I realize this will be a contentious subject, and far be it from me to challenge any of the many expert opinions on this forum, but if I may offer my feedback vis-a-vis what I am hearing, and gain some knowledge in the process.

i will begin saying that my digital front end setup is not state of the art, but i have had the good fortune to listen to a number of really high-end systems. I guess the number one deficit in my digital front end is a streamer server, and no question about it that will improve the sound.

My CD player is a universal player; Pioneer BDP-09fd. It uses Wolfson DACs. It has been modified to a degree. I have bought and sold other players, but kept this one, because it has a beautiful sound that serves the music well.

Recently, i ventured over to my son’s place and we hooked up my player (he doesn’t have one and rely’s on streaming only) We compared tracks / albums of CD quality and master quality streamed on Tidal with ‘redbook’ CDs I have. For example, some Lee Ritenaur CDs and some Indian classical and the wonderful Mozart and Chopin.
His system is highly resolving.

we were both very surprised to find the CDs played on the player to be the better sound. And not just by a little. The sound was clearly superior, with higher resolution and definition, spatial ques, much better and clearer imaging. Very surprising indeed. Shouldn’t there be no difference? This would suggest the streaming service is throttling the bandwidth or compressing the signal?

i am most interested to hear others’ observations, and suggestions as to why this might be? I do love the convenience aspect of streaming, but it IS expensive for a chap like me of fairly modest means. The Tidal HiFi topline service is $30 per month I believe, something the good lady is not too thrilled about. God forbid I should suggest Roon on top of that I may likely get my walking papers. I jest, but only partially LoL. My point is, if I pay this sort of money, isn’t it fair to expect sound to equal the digital stream from the CD player and silver disc?
Thoughts?

AK





4afsanakhan
Vinyl, Redbook CD, and hi-res streaming aren't mutually exclusive. One would need need to pry my extensive Redbook collection and all of my old records from my cold, dead grasp.
It would be nice if every audio recording had something like a VIN number, so that it could immediately be compared with another (supposedly) "same" recording.
It is not the technology, it is the mastering of the music.  Even with CDs, you can find early CDs that sound MUCH better than later CDs because of the change in mastering.  A lot of more recent material is, as others mentioned above, very highly compressed.  This is actual desirable for those who listen casually, listen with earbuds while in high noise environments, listen in the car, etc., but it sucks for those who want higher quality sound.  It is really not the fault of the music industry; it is the public that actually favors compressed music.  If you want the best digital source material, you have to actually seek particular CD issues or download files from sources offering high quality material.


OP,

You have opened up a can of worms :-) I see same old folks, hopping from one thread to another cascading their stale biases.

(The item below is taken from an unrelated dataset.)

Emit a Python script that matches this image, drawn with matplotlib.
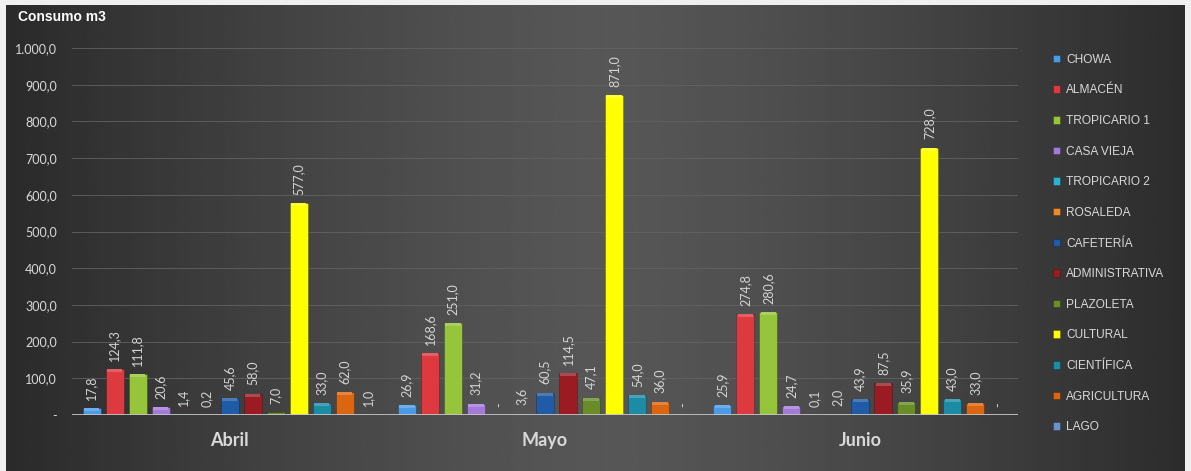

https://www.riaa.com/wp-content/uploads/2021/02/2020-Year-End-Music-Industry-Revenue-Report.pdf

BTW, if you invest time and efforts in a good streaming setup, you will be rewarded with sound that equals or better than CD’s. And you can have high resolution streaming (Qobuz) for as low as $12.49 per month.
As far as I can tell, you were using 2 different DAC's and therefore hard to do a direct comparison.

A better example might have been to use the Pioneer's digital outputs to the same DAC that was doing the streaming.